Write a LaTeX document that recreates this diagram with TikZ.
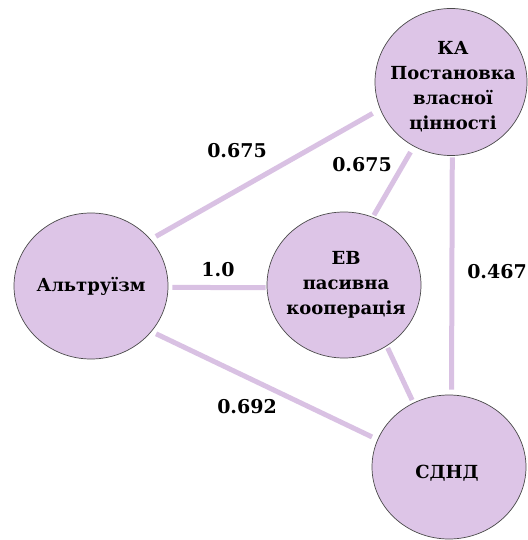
\documentclass[tikz,border=0pt]{standalone}
\usepackage{fontspec}
\setmainfont{DejaVu Serif}
\usetikzlibrary{shapes.geometric,backgrounds}
\definecolor{nodefill}{HTML}{DDC5E7}
\definecolor{linkline}{HTML}{D9C1E3}
\definecolor{rim}{HTML}{4A4A4A}
\begin{document}
\begin{tikzpicture}[x=1pt,y=-1pt,
  concept/.style={ellipse,draw=rim,line width=0.7pt,fill=nodefill,inner sep=0pt,
    minimum width=154pt,minimum height=146pt},
  caption/.style={inner sep=0pt,align=center,
    font=\bfseries\fontsize{18}{25}\selectfont},
  link/.style={draw=linkline,line width=5pt},
  weight/.style={font=\bfseries\fontsize{19}{22}\selectfont,inner sep=0pt}]
\useasboundingbox (0,0) rectangle (527,540);

% factors
\node[concept] (alt)  at (91,286)  {};
\node[concept] (eb)   at (344,285) {};
\node[concept,minimum width=152pt,minimum height=147pt] (ka) at (451,82) {};
\node[concept,minimum height=144pt] (sdnd) at (449,467) {};

\node[caption] (altT)  at (91,286)  {Альтруїзм};
\node[caption] (ebT)   at (346,285) {ЕВ\\пасивна\\кооперація};
\node[caption] (kaT)   at (453,87)  {КА\\Постановка\\власної\\цінності};
\node[caption] (sdndT) at (447,473) {СДНД};

% correlations between factors
\begin{scope}[on background layer]
  \draw[link,shorten <=6pt,shorten >=8.5pt] (alt.38.5) -- (ka.201.7);
  \draw[link,shorten <=4pt,shorten >=1pt]   (alt.-1)   -- (eb.182);
  \draw[link,shorten <=5pt,shorten >=6pt]   (alt.-37.5) -- (sdnd.159);
  \draw[link,shorten <=2pt,shorten >=6.5pt] (eb.67.5)  -- (ka.240);
  \draw[link,shorten <=2pt,shorten >=3pt]   (eb.-55)   -- (sdnd.119);
  \draw[link,shorten <=1.5pt,shorten >=5pt] (ka.-89)   -- (sdnd.88);
\end{scope}

% weights
\node[weight] (w1) at (237,151) {0.675};
\node[weight] (w2) at (362,165) {0.675};
\node[weight] (w3) at (218,270) {1.0};
\node[weight] (w4) at (497,272) {0.467};
\node[weight] (w5) at (247,407) {0.692};
\end{tikzpicture}
\end{document}
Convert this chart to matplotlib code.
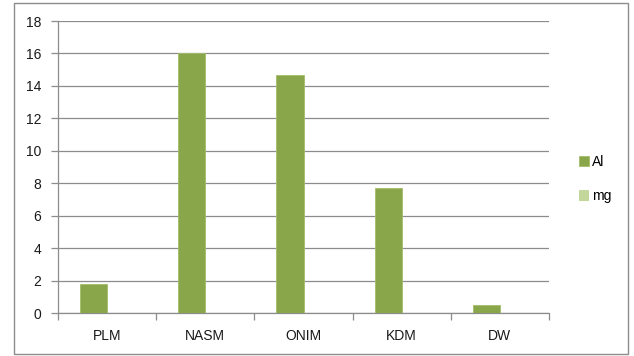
import numpy as np
import matplotlib
matplotlib.use("Agg")
import matplotlib.pyplot as plt
from matplotlib.patches import Rectangle

categories = ["PLM", "NASM", "ONIM", "KDM", "DW"]
al_values = [1.8, 16.0, 14.7, 7.7, 0.5]
mg_values = [0.0, 0.0, 0.0, 0.0, 0.0]
y_ticks = [0, 2, 4, 6, 8, 10, 12, 14, 16, 18]

plt.rcParams["font.family"] = ["Liberation Sans", "DejaVu Sans"]

W, H = 634, 356
fig = plt.figure(figsize=(W / 100, H / 100), dpi=100)
# plot area in pixels: x 58..549, y 21..313
ax = fig.add_axes([58 / W, 1 - 313.3 / H, (549 - 58) / W, (313.3 - 21) / H])

# chart border
fig.patches.append(Rectangle((14 / W, 1 - 354 / H), 614 / W, 351 / H,
                             transform=fig.transFigure, fill=False,
                             edgecolor="#8c8c8c", linewidth=1.0))

x = np.arange(len(categories))
w = 0.275
ax.bar(x - w / 2, al_values, w, color="#8aa64b", edgecolor="#a4bd6a", linewidth=0.6, label="Al", zorder=3)
ax.bar(x + w / 2, mg_values, w, color="#c3d69b", label="mg", zorder=3)

ax.set_xlim(-0.5, len(categories) - 0.5)
ax.set_ylim(0, 18)
ax.set_yticks(y_ticks)
ax.set_yticklabels([str(t) for t in y_ticks], fontsize=10, color="#1a1a1a")
ax.yaxis.grid(True, color="#8c8c8c", linewidth=0.9, zorder=0)
ax.set_axisbelow(True)

ax.set_xticks(x)
ax.set_xticklabels(categories, fontsize=10, color="#1a1a1a")
ax.set_xticks(np.arange(-0.5, len(categories)), minor=True)
ax.tick_params(axis="x", which="major", length=0, pad=11)
ax.tick_params(axis="x", which="minor", length=5, color="#8c8c8c", width=0.9)
ax.tick_params(axis="y", length=5, color="#8c8c8c", width=0.9, pad=7)

for s in ("top", "right"):
    ax.spines[s].set_visible(False)
for s in ("left", "bottom"):
    ax.spines[s].set_color("#8c8c8c")
    ax.spines[s].set_linewidth(0.9)

leg = fig.legend(loc="center left", bbox_to_anchor=(566 / W, 1 - 179 / H),
                 frameon=False, fontsize=10, handlelength=0.75, handleheight=0.75,
                 handletextpad=0.2, labelspacing=1.5)

fig.savefig("out.png", dpi=100)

---*---

> _WORK TO DO_
Extract lines where the string "chart" occurs.

> _FULL SOLUTION_
Convert this chart to matplotlib code.
# chart border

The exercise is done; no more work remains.